Financing in a high-rate world—and the fossil lock-in problem
The transition remains capital-intensive. Higher interest rates since 2022–2024 have raised the LCOE of wind and solar by several dollars per MWh, enough to tip auctions. The UK’s 2023 offshore wind auction failed to attract bids under too-low ceiling prices; several US offshore wind projects were canceled or renegotiated. Meanwhile, fossil fuel assets enjoy built infrastructure, sunk costs, and policy inertia.
What breaks the lock-in:
- Revenue certainty: Contracts for difference (CfDs), indexed PPAs, and expanded capacity markets that pay for flexibility and firming.
- Grid-modernization funds: Treat transmission and advanced distribution as public infrastructure with long-tenor, low-cost capital.
- De-risking tools: Credit enhancements, carbon contracts for difference (CCfDs) for industrial decarbonization, and tax credit transferability to widen the investor base.
- Supply chain diversification: Scale LFP and sodium-ion manufacturing outside single geographies; streamline trade policy to avoid whiplash while preserving security goals.
What to watch in 2026–2028
- Interconnection timelines: Are average waits falling below three years?

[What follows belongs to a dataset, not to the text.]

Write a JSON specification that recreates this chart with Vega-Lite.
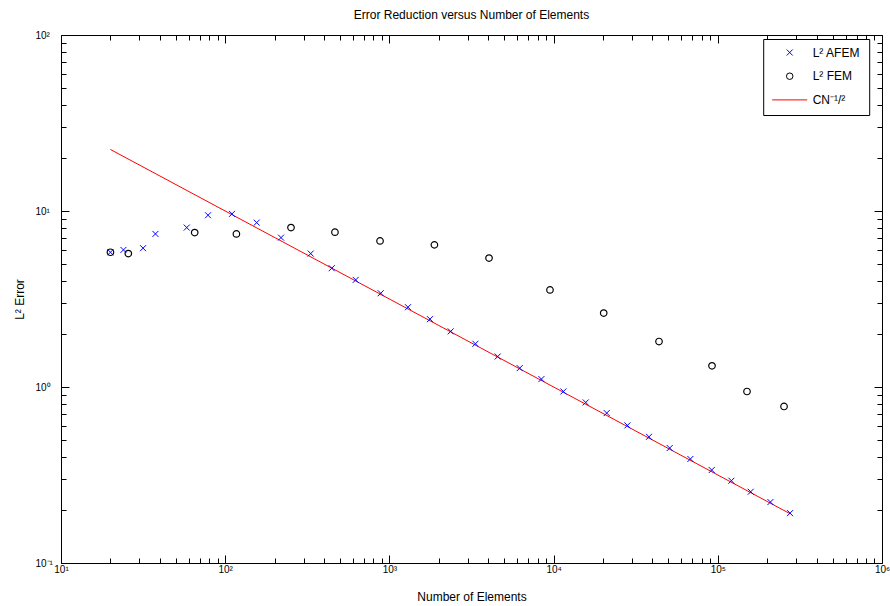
{
  "$schema": "https://vega.github.io/schema/vega-lite/v6.json",
  "width": 821,
  "height": 528,
  "autosize": {"type": "none"},
  "padding": {"left": 61, "top": 35, "right": 8, "bottom": 43},
  "background": "white",
  "title": {"text": "Error Reduction versus Number of Elements", "fontSize": 12, "fontWeight": "normal", "font": "Liberation Sans", "color": "black", "anchor": "middle", "offset": 8.5},
  "datasets": {
    "afem": [
      {"series": "L² AFEM", "N": 20, "err": 5.83},
      {"series": "L² AFEM", "N": 24.0, "err": 6.01},
      {"series": "L² AFEM", "N": 31.6, "err": 6.15},
      {"series": "L² AFEM", "N": 37.6, "err": 7.41},
      {"series": "L² AFEM", "N": 58.3, "err": 8.05},
      {"series": "L² AFEM", "N": 78.6, "err": 9.46},
      {"series": "L² AFEM", "N": 110, "err": 9.63},
      {"series": "L² AFEM", "N": 155.5, "err": 8.59},
      {"series": "L² AFEM", "N": 218.7, "err": 7.06},
      {"series": "L² AFEM", "N": 331.7, "err": 5.73},
      {"series": "L² AFEM", "N": 445.3, "err": 4.73},
      {"series": "L² AFEM", "N": 623.4, "err": 4.06},
      {"series": "L² AFEM", "N": 885, "err": 3.41},
      {"series": "L² AFEM", "N": 1298, "err": 2.84},
      {"series": "L² AFEM", "N": 1767, "err": 2.43},
      {"series": "L² AFEM", "N": 2362, "err": 2.07},
      {"series": "L² AFEM", "N": 3340, "err": 1.76},
      {"series": "L² AFEM", "N": 4565, "err": 1.49},
      {"series": "L² AFEM", "N": 6218, "err": 1.28},
      {"series": "L² AFEM", "N": 8428, "err": 1.109},
      {"series": "L² AFEM", "N": 11470, "err": 0.943},
      {"series": "L² AFEM", "N": 15690, "err": 0.817},
      {"series": "L² AFEM", "N": 21060, "err": 0.711},
      {"series": "L² AFEM", "N": 28150, "err": 0.605},
      {"series": "L² AFEM", "N": 38110, "err": 0.521},
      {"series": "L² AFEM", "N": 50950, "err": 0.45},
      {"series": "L² AFEM", "N": 68100, "err": 0.39},
      {"series": "L² AFEM", "N": 91810, "err": 0.3374},
      {"series": "L² AFEM", "N": 121000, "err": 0.2934},
      {"series": "L² AFEM", "N": 158600, "err": 0.254},
      {"series": "L² AFEM", "N": 209200, "err": 0.222},
      {"series": "L² AFEM", "N": 275300, "err": 0.192}
    ],
    "fem": [
      {"series": "L² FEM", "N": 20, "err": 5.83},
      {"series": "L² FEM", "N": 25.7, "err": 5.73},
      {"series": "L² FEM", "N": 65.2, "err": 7.54},
      {"series": "L² FEM", "N": 117, "err": 7.41},
      {"series": "L² FEM", "N": 251.6, "err": 8.05},
      {"series": "L² FEM", "N": 466, "err": 7.58},
      {"series": "L² FEM", "N": 877, "err": 6.76},
      {"series": "L² FEM", "N": 1880, "err": 6.42},
      {"series": "L² FEM", "N": 4043, "err": 5.4},
      {"series": "L² FEM", "N": 9506, "err": 3.56},
      {"series": "L² FEM", "N": 20190, "err": 2.63},
      {"series": "L² FEM", "N": 43850, "err": 1.813},
      {"series": "L² FEM", "N": 92190, "err": 1.319},
      {"series": "L² FEM", "N": 150600, "err": 0.943},
      {"series": "L² FEM", "N": 253100, "err": 0.775}
    ],
    "fit": [
      {"series": "CN⁻¹/²", "N": 20, "err": 22.36},
      {"series": "CN⁻¹/²", "N": 275300, "err": 0.1906}
    ]
  },
  "resolve": {"axis": {"x": "independent", "y": "independent"}},
  "layer": [
    {
      "data": {"name": "fit"},
      "mark": {"type": "line", "strokeWidth": 1, "opacity": 1},
      "encoding": {
        "x": {"field": "N", "type": "quantitative", "scale": {"type": "log", "domain": [10, 1000000], "nice": false},
          "axis": {"orient": "top", "values": [10,20,30,40,50,60,70,80,90,100,200,300,400,500,600,700,800,900,1000,2000,3000,4000,5000,6000,7000,8000,9000,10000,20000,30000,40000,50000,60000,70000,80000,90000,100000,200000,300000,400000,500000,600000,700000,800000,900000,1000000],
            "labels": false, "title": null, "domain": true,
            "tickSize": {"condition": {"test": "abs(log(datum.value)/LN10 - round(log(datum.value)/LN10)) < 0.001", "value": -8}, "value": -5}}},
        "y": {"field": "err", "type": "quantitative", "scale": {"type": "log", "domain": [0.1, 100], "nice": false},
          "axis": {"orient": "right", "values": [0.1,0.2,0.3,0.4,0.5,0.6,0.7,0.8,0.9,1,2,3,4,5,6,7,8,9,10,20,30,40,50,60,70,80,90,100],
            "labels": false, "title": null, "domain": true,
            "tickSize": {"condition": {"test": "abs(log(datum.value)/LN10 - round(log(datum.value)/LN10)) < 0.001", "value": -8}, "value": -5}}},
        "color": {"field": "series", "type": "nominal",
          "scale": {"domain": ["L² AFEM", "L² FEM", "CN⁻¹/²"], "range": ["#0000ff", "#000000", "#ff0000"]},
          "legend": {"title": null, "orient": "none", "legendX": 702.2, "legendY": 4,
            "encode": {"symbols": {"update": {"fill": {"value": "transparent"}, "strokeWidth": {"value": 1}}}}}}
      }
    },
    {
      "data": {"name": "afem"},
      "mark": {"type": "point", "filled": false, "strokeWidth": 1, "opacity": 1},
      "encoding": {
        "x": {"field": "N", "type": "quantitative", "scale": {"type": "log", "domain": [10, 1000000], "nice": false},
          "axis": {"orient": "bottom", "values": [10,20,30,40,50,60,70,80,90,100,200,300,400,500,600,700,800,900,1000,2000,3000,4000,5000,6000,7000,8000,9000,10000,20000,30000,40000,50000,60000,70000,80000,90000,100000,200000,300000,400000,500000,600000,700000,800000,900000,1000000],
            "labelExpr": "abs(log(datum.value)/LN10 - round(log(datum.value)/LN10)) > 0.001 ? '' : '10' + (round(log(datum.value)/LN10) < 0 ? '⁻' : '') + ['⁰','¹','²','³','⁴','⁵','⁶'][abs(round(log(datum.value)/LN10))]",
            "tickSize": {"condition": {"test": "abs(log(datum.value)/LN10 - round(log(datum.value)/LN10)) < 0.001", "value": -8}, "value": -5},
            "labelPadding": 9, "labelBaseline": "top", "labelAlign": "center", "labelFlush": false, "labelOverlap": false, "labelBound": false,
            "title": "Number of Elements", "titlePadding": 14, "domain": true}},
        "y": {"field": "err", "type": "quantitative", "scale": {"type": "log", "domain": [0.1, 100], "nice": false},
          "axis": {"orient": "left", "values": [0.1,0.2,0.3,0.4,0.5,0.6,0.7,0.8,0.9,1,2,3,4,5,6,7,8,9,10,20,30,40,50,60,70,80,90,100],
            "labelExpr": "abs(log(datum.value)/LN10 - round(log(datum.value)/LN10)) > 0.001 ? '' : '10' + (round(log(datum.value)/LN10) < 0 ? '⁻' : '') + ['⁰','¹','²','³','⁴','⁵','⁶'][abs(round(log(datum.value)/LN10))]",
            "tickSize": {"condition": {"test": "abs(log(datum.value)/LN10 - round(log(datum.value)/LN10)) < 0.001", "value": -8}, "value": -5},
            "labelPadding": 34, "labelAlign": "left", "labelBaseline": "middle", "labelFlush": false, "labelOverlap": false, "labelBound": false,
            "title": "L² Error", "titlePadding": 6, "domain": true}},
        "color": {"field": "series", "type": "nominal",
          "scale": {"domain": ["L² AFEM", "L² FEM", "CN⁻¹/²"], "range": ["#0000ff", "#000000", "#ff0000"]},
          "legend": {"title": null, "orient": "none", "legendX": 702.2, "legendY": 4,
            "encode": {"symbols": {"update": {"fill": {"value": "transparent"}, "strokeWidth": {"value": 1}}}}}},
        "shape": {"field": "series", "type": "nominal",
          "scale": {"domain": ["L² AFEM", "L² FEM", "CN⁻¹/²"], "range": ["M-1,-1L1,1M-1,1L1,-1", "circle", "M-5,0L5,0"]},
          "legend": {"title": null, "orient": "none", "legendX": 702.2, "legendY": 4,
            "encode": {"symbols": {"update": {"fill": {"value": "transparent"}, "strokeWidth": {"value": 1}}}}}},
        "size": {"field": "series", "type": "nominal",
          "scale": {"domain": ["L² AFEM", "L² FEM", "CN⁻¹/²"], "range": [36, 49, 64]},
          "legend": {"title": null, "orient": "none", "legendX": 702.2, "legendY": 4,
            "encode": {"symbols": {"update": {"fill": {"value": "transparent"}, "strokeWidth": {"value": 1}}}}}}
      }
    },
    {
      "data": {"name": "fem"},
      "mark": {"type": "point", "filled": false, "strokeWidth": 1.2, "opacity": 1},
      "encoding": {
        "x": {"field": "N", "type": "quantitative", "scale": {"type": "log", "domain": [10, 1000000], "nice": false}, "axis": null},
        "y": {"field": "err", "type": "quantitative", "scale": {"type": "log", "domain": [0.1, 100], "nice": false}, "axis": null},
        "color": {"field": "series", "type": "nominal",
          "scale": {"domain": ["L² AFEM", "L² FEM", "CN⁻¹/²"], "range": ["#0000ff", "#000000", "#ff0000"]}},
        "shape": {"field": "series", "type": "nominal",
          "scale": {"domain": ["L² AFEM", "L² FEM", "CN⁻¹/²"], "range": ["M-1,-1L1,1M-1,1L1,-1", "circle", "M-5,0L5,0"]}},
        "size": {"field": "series", "type": "nominal",
          "scale": {"domain": ["L² AFEM", "L² FEM", "CN⁻¹/²"], "range": [36, 49, 64]}}
      }
    }
  ],
  "config": {
    "view": {"stroke": null},
    "font": "Liberation Sans",
    "axis": {"domainColor": "black", "domainWidth": 1, "tickColor": "black", "tickWidth": 1, "labelColor": "black", "labelFont": "Liberation Sans", "labelFontSize": 10, "titleFont": "Liberation Sans", "titleFontSize": 12, "titleFontWeight": "normal", "titleColor": "black", "grid": false},
    "legend": {"padding": 8.5, "strokeColor": "black", "fillColor": "white", "cornerRadius": 0, "labelFont": "Liberation Sans", "labelFontSize": 12, "labelColor": "black", "labelOffset": 17, "symbolOffset": 12, "rowPadding": 11.7, "clipHeight": 10, "symbolStrokeWidth": 1}
  }
}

Are cluster studies clearing backlogs?
- Storage mix: Growth in hybrid plants (flywheel + battery) and multi-hour storage additions beyond 4 hours.
- EV price bands: Sustained sub-£25,000 EVs in the UK/EU and under-$30,000 in North America, despite tariffs.
- Industrial retrofits: More >100-ton-class electrifications (mining, ports, steel auxiliaries), plus power infrastructure bundles at sites.
- Diesel retirements at scale: Portfolio tenders replacing hundreds of MW of remote diesel in Southeast Asia and Africa.
The story of 2026 is not whether clean tech works—it does. It’s whether the systems around it can scale fast enough to displace legacy fossil assets before another investment cycle locks them in for decades. Markets are flashing green on affordability and technology readiness. Now grids, storage diversification, industrial power systems, and finance must catch up.